(Stored items)
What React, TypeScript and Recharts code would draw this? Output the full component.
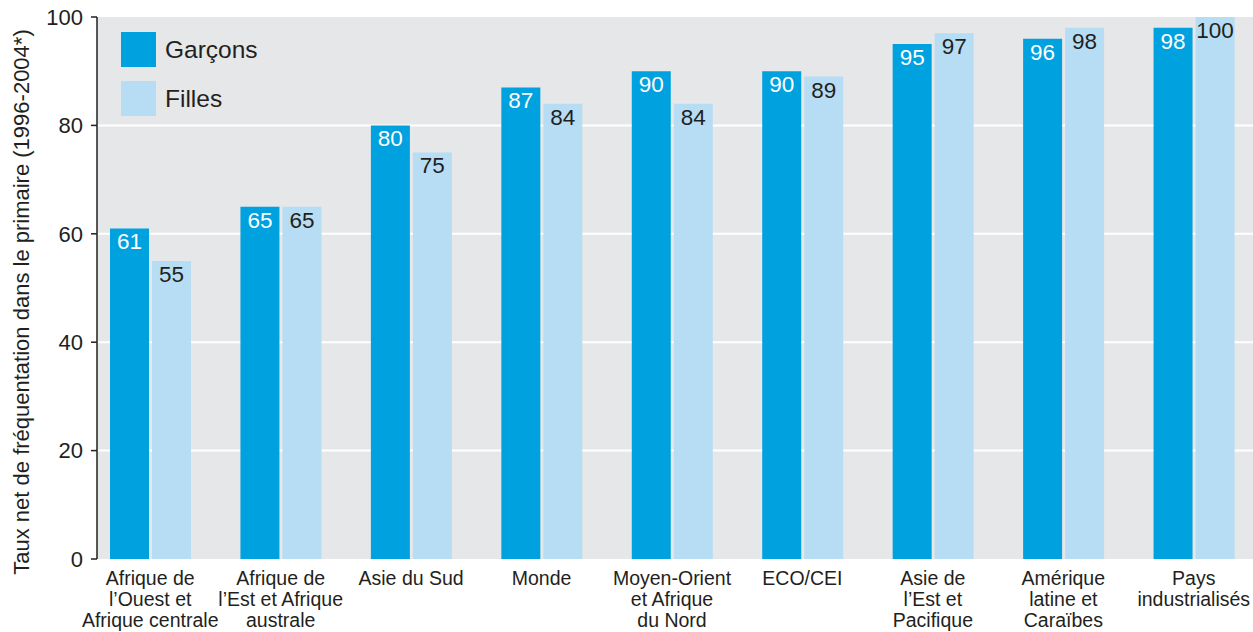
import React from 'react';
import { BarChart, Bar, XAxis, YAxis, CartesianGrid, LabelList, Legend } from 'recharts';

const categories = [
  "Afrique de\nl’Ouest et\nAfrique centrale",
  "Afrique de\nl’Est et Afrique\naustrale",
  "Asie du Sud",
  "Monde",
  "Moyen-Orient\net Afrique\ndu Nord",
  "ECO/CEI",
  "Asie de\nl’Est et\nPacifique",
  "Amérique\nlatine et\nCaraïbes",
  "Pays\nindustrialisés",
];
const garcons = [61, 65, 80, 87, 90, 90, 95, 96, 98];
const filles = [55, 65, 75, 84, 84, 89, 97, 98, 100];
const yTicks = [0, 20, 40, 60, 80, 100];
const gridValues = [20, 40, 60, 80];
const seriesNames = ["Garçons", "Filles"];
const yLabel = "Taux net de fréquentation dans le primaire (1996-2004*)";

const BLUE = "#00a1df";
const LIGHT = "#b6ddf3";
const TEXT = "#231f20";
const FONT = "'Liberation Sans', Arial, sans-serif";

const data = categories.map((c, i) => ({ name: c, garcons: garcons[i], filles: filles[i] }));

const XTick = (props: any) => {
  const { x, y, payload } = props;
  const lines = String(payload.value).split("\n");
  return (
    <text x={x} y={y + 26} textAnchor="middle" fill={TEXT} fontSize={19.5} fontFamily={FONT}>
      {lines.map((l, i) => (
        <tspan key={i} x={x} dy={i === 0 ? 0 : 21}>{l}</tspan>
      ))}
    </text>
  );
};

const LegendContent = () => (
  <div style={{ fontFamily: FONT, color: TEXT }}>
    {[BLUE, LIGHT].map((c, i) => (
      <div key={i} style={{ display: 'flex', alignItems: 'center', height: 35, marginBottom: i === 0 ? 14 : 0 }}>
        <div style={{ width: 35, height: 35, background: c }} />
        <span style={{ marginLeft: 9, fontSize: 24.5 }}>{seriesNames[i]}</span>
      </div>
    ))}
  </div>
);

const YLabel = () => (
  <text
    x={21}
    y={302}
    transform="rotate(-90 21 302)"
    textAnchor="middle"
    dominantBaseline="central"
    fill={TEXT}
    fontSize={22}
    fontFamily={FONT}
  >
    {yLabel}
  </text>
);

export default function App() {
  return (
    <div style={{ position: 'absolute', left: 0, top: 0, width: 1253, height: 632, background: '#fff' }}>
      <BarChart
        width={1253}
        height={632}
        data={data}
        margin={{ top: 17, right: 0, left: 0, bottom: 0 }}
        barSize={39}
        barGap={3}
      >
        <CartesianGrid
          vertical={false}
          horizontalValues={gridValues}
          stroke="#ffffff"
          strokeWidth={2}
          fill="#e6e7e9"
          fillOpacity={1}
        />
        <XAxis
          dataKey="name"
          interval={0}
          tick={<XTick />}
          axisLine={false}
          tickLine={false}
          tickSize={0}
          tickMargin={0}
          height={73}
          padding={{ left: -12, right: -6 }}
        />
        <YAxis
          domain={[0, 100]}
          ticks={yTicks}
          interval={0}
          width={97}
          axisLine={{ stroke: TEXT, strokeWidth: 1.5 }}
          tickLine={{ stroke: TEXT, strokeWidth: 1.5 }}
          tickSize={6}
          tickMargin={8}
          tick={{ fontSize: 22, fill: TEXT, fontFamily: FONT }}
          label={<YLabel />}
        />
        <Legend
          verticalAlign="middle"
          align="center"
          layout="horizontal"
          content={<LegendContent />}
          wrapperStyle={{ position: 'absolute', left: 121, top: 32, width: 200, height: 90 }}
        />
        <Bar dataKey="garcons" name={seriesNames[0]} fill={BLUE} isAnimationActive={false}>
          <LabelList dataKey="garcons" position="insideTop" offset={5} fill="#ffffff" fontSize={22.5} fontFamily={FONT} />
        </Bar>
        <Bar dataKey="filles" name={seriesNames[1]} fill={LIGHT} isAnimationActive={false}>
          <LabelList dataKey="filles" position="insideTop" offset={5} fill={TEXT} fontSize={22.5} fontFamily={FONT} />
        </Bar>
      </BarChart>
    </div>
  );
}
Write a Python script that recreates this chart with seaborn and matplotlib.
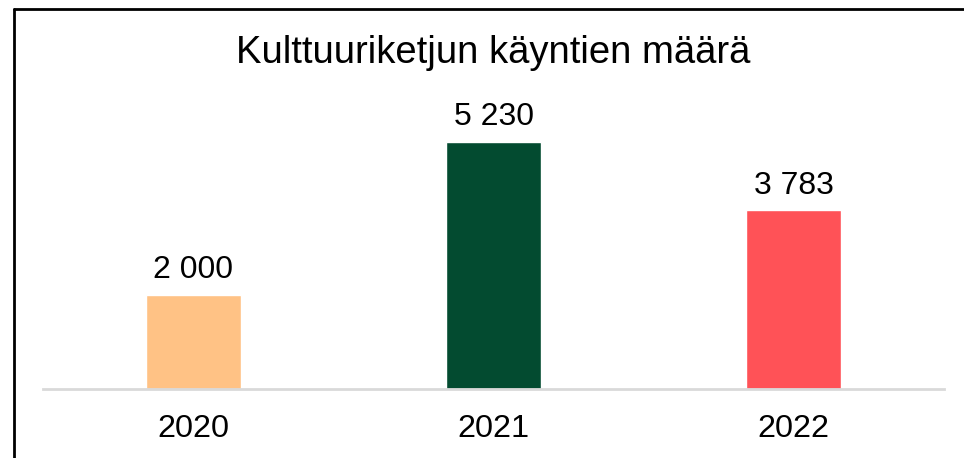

Objective
Can the entries above be repeated exactly, without their pictures?

In response
What React, TypeScript and Recharts code would draw this? Output the full component.
import React from 'react';
import { BarChart, Bar, XAxis, YAxis, CartesianGrid, LabelList, Legend } from 'recharts';

const categories = [
  "Afrique de\nl’Ouest et\nAfrique centrale",
  "Afrique de\nl’Est et Afrique\naustrale",
  "Asie du Sud",
  "Monde",
  "Moyen-Orient\net Afrique\ndu Nord",
  "ECO/CEI",
  "Asie de\nl’Est et\nPacifique",
  "Amérique\nlatine et\nCaraïbes",
  "Pays\nindustrialisés",
];
const garcons = [61, 65, 80, 87, 90, 90, 95, 96, 98];
const filles = [55, 65, 75, 84, 84, 89, 97, 98, 100];
const yTicks = [0, 20, 40, 60, 80, 100];
const gridValues = [20, 40, 60, 80];
const seriesNames = ["Garçons", "Filles"];
const yLabel = "Taux net de fréquentation dans le primaire (1996-2004*)";

const BLUE = "#00a1df";
const LIGHT = "#b6ddf3";
const TEXT = "#231f20";
const FONT = "'Liberation Sans', Arial, sans-serif";

const data = categories.map((c, i) => ({ name: c, garcons: garcons[i], filles: filles[i] }));

const XTick = (props: any) => {
  const { x, y, payload } = props;
  const lines = String(payload.value).split("\n");
  return (
    <text x={x} y={y + 26} textAnchor="middle" fill={TEXT} fontSize={19.5} fontFamily={FONT}>
      {lines.map((l, i) => (
        <tspan key={i} x={x} dy={i === 0 ? 0 : 21}>{l}</tspan>
      ))}
    </text>
  );
};

const LegendContent = () => (
  <div style={{ fontFamily: FONT, color: TEXT }}>
    {[BLUE, LIGHT].map((c, i) => (
      <div key={i} style={{ display: 'flex', alignItems: 'center', height: 35, marginBottom: i === 0 ? 14 : 0 }}>
        <div style={{ width: 35, height: 35, background: c }} />
        <span style={{ marginLeft: 9, fontSize: 24.5 }}>{seriesNames[i]}</span>
      </div>
    ))}
  </div>
);

const YLabel = () => (
  <text
    x={21}
    y={302}
    transform="rotate(-90 21 302)"
    textAnchor="middle"
    dominantBaseline="central"
    fill={TEXT}
    fontSize={22}
    fontFamily={FONT}
  >
    {yLabel}
  </text>
);

export default function App() {
  return (
    <div style={{ position: 'absolute', left: 0, top: 0, width: 1253, height: 632, background: '#fff' }}>
      <BarChart
        width={1253}
        height={632}
        data={data}
        margin={{ top: 17, right: 0, left: 0, bottom: 0 }}
        barSize={39}
        barGap={3}
      >
        <CartesianGrid
          vertical={false}
          horizontalValues={gridValues}
          stroke="#ffffff"
          strokeWidth={2}
          fill="#e6e7e9"
          fillOpacity={1}
        />
        <XAxis
          dataKey="name"
          interval={0}
          tick={<XTick />}
          axisLine={false}
          tickLine={false}
          tickSize={0}
          tickMargin={0}
          height={73}
          padding={{ left: -12, right: -6 }}
        />
        <YAxis
          domain={[0, 100]}
          ticks={yTicks}
          interval={0}
          width={97}
          axisLine={{ stroke: TEXT, strokeWidth: 1.5 }}
          tickLine={{ stroke: TEXT, strokeWidth: 1.5 }}
          tickSize={6}
          tickMargin={8}
          tick={{ fontSize: 22, fill: TEXT, fontFamily: FONT }}
          label={<YLabel />}
        />
        <Legend
          verticalAlign="middle"
          align="center"
          layout="horizontal"
          content={<LegendContent />}
          wrapperStyle={{ position: 'absolute', left: 121, top: 32, width: 200, height: 90 }}
        />
        <Bar dataKey="garcons" name={seriesNames[0]} fill={BLUE} isAnimationActive={false}>
          <LabelList dataKey="garcons" position="insideTop" offset={5} fill="#ffffff" fontSize={22.5} fontFamily={FONT} />
        </Bar>
        <Bar dataKey="filles" name={seriesNames[1]} fill={LIGHT} isAnimationActive={false}>
          <LabelList dataKey="filles" position="insideTop" offset={5} fill={TEXT} fontSize={22.5} fontFamily={FONT} />
        </Bar>
      </BarChart>
    </div>
  );
}
Write a Python script that recreates this chart with seaborn and matplotlib.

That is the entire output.